Para já, Draghi aparenta ter triunfado sobre o grupo de banqueiros centrais mais ortodoxo, que teme as consequências negativas de mais medidas deste tipo. Apesar da decisão desta quinta-feira facilitar ainda mais as condições monetárias e financeiras no euro, ajudando a que estados, empresas e particulares tenham acesso a crédito mais fácil e barato, torna ainda mais difícil a tarefa de quem quer poupar.
Com juros negativos ou próximos de 0% em aplicações mais conservadoras, estas medidas podem ser um incentivo para que investidores e aforradores arrisquem mais para ter algum retorno, o que torna mais provável que apareçam bolhas especulativas. No caso de Portugal e de outros países da zona euro, esta política ultraexpansionista do BCE é apontada como uma das causas para a valorização acentuada dos preços do imobiliário, por exemplo.
Na última batalha em Frankfurt, Draghi sobrepôs-se aos opositores no Conselho de Governadores. Mas, se há algo que os últimos anos provaram, é que a política monetária está longe de ter super-poderes para resolver os problemas estruturais da economia. E o presidente do BCE, quase como um super-herói desgastado, reconheceu recentemente que “nos últimos dez anos, o fardo do ajustamento macroeconómico recaiu de forma desproporcional na política monetária. Vimos mesmo casos em que a política orçamental tem sido pró-cíclica e contrariou o estímulo monetário”.
Andrew Kenningham, economista-chefe da Capital Economics, até reconhece que o pacote de medidas anunciado por Draghi vai além do que o mercado esperava.
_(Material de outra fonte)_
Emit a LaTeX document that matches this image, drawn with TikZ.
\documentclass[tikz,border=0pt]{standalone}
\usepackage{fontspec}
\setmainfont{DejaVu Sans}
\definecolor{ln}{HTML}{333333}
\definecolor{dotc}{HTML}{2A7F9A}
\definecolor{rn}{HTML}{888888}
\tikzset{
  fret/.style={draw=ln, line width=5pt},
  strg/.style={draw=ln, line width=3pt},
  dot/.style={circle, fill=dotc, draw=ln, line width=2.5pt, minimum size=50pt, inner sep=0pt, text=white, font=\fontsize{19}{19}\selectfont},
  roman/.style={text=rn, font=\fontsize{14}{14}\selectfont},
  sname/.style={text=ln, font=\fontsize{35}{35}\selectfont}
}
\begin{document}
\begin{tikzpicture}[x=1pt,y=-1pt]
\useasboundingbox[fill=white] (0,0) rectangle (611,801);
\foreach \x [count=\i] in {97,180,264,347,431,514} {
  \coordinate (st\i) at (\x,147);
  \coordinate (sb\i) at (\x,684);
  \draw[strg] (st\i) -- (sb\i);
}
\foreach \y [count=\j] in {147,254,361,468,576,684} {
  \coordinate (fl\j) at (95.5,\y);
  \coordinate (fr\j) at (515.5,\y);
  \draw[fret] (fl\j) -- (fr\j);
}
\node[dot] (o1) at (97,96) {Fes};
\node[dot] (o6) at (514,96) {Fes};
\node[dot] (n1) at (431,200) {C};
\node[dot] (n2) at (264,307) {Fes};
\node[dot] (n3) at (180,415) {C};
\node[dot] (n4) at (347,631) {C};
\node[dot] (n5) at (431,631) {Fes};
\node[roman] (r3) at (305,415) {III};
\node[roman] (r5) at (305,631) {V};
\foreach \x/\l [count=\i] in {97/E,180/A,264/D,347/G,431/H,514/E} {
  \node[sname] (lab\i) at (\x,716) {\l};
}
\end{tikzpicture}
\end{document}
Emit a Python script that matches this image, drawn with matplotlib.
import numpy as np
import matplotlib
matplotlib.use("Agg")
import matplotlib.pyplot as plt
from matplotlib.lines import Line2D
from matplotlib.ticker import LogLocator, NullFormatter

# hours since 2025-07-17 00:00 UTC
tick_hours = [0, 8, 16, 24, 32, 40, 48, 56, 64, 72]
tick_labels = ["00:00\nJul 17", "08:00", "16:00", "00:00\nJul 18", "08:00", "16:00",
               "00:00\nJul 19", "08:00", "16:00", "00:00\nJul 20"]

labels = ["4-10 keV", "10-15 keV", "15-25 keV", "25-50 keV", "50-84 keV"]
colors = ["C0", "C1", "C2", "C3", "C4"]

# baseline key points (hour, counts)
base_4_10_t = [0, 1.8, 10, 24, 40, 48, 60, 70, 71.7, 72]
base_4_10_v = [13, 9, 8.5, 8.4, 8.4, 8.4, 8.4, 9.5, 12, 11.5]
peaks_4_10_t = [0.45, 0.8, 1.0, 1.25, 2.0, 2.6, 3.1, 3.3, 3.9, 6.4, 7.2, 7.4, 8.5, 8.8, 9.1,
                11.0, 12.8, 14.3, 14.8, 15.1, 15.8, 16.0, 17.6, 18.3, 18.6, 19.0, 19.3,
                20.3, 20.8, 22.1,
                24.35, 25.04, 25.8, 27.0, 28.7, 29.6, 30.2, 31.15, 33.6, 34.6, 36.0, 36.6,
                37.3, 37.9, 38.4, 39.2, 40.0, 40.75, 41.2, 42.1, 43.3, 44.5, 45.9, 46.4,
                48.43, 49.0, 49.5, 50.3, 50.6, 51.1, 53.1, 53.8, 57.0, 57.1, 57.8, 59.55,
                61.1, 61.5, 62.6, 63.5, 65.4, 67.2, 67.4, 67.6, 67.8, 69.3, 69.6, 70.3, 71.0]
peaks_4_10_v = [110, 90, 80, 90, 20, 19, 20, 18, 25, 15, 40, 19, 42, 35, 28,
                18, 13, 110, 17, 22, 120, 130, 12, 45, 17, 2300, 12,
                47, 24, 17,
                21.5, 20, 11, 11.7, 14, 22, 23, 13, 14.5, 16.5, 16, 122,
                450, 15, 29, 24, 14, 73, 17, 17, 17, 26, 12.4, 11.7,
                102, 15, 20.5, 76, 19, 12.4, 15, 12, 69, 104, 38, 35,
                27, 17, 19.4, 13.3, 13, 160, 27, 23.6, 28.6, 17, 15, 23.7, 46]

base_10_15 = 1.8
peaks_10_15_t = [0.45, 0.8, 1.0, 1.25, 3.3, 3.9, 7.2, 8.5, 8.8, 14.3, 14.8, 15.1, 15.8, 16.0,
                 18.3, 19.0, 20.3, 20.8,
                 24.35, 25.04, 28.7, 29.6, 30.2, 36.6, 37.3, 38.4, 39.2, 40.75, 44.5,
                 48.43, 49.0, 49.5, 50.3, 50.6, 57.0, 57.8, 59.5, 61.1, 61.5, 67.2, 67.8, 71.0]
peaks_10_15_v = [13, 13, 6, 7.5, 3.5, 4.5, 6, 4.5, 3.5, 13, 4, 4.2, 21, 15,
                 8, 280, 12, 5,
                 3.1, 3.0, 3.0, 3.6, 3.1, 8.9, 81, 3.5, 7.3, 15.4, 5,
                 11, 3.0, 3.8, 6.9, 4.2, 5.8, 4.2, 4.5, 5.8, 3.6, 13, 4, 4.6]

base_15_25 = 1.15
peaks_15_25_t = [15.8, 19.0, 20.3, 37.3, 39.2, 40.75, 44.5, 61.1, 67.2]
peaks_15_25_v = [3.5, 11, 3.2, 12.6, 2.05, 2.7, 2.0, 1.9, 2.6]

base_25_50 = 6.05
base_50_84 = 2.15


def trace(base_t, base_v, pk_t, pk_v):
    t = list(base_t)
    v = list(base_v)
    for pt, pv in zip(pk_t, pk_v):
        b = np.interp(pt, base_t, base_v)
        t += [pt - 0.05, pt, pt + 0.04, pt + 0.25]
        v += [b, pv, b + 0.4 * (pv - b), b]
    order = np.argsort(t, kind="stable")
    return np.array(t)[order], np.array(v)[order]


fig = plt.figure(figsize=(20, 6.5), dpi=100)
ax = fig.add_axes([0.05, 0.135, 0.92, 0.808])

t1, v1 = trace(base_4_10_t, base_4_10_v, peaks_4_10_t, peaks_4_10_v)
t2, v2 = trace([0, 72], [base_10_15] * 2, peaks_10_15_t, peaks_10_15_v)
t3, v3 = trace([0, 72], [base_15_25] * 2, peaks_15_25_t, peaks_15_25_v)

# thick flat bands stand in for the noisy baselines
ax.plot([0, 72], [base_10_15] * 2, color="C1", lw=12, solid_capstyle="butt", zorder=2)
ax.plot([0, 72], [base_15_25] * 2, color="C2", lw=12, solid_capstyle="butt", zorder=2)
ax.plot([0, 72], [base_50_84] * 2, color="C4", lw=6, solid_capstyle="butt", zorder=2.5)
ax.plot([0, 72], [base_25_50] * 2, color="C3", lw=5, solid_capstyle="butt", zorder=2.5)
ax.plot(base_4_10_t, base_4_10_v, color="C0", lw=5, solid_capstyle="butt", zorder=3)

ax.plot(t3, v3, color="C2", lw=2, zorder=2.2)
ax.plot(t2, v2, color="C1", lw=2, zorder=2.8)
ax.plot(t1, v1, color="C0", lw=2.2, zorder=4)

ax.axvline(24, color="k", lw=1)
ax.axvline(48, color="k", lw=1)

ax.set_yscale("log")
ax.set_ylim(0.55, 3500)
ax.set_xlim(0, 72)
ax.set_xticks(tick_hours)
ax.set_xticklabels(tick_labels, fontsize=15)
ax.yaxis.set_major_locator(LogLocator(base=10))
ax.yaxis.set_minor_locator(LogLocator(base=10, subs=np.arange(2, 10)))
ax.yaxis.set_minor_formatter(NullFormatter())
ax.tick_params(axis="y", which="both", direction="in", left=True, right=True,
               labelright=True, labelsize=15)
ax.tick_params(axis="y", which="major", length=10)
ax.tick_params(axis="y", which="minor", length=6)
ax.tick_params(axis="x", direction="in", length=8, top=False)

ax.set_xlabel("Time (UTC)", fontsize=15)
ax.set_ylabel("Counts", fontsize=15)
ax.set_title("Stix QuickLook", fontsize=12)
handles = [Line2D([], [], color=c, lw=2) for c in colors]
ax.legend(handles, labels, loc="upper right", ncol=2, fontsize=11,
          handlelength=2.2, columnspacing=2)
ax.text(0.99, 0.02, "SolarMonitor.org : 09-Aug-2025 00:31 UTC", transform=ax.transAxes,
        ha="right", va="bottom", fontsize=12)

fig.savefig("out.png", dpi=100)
Mas afirma, numa nota a investidores que, ainda assim, “continua a ser duvidoso que isto seja suficiente para fazer com que a economia da zona euro atinja a meta de inflação de próximo de 2%”. Também os economistas do ING foram rápidos a reagir às medidas. Afirmam que “apesar de toda a excitação do mercado, permanece a questão sobre se isto será suficiente para trazer o crescimento e a inflação de volta”. E concluem: “É evidente que sem estímulos orçamentais, esta última façanha de Draghi não levará necessariamente a um final feliz”.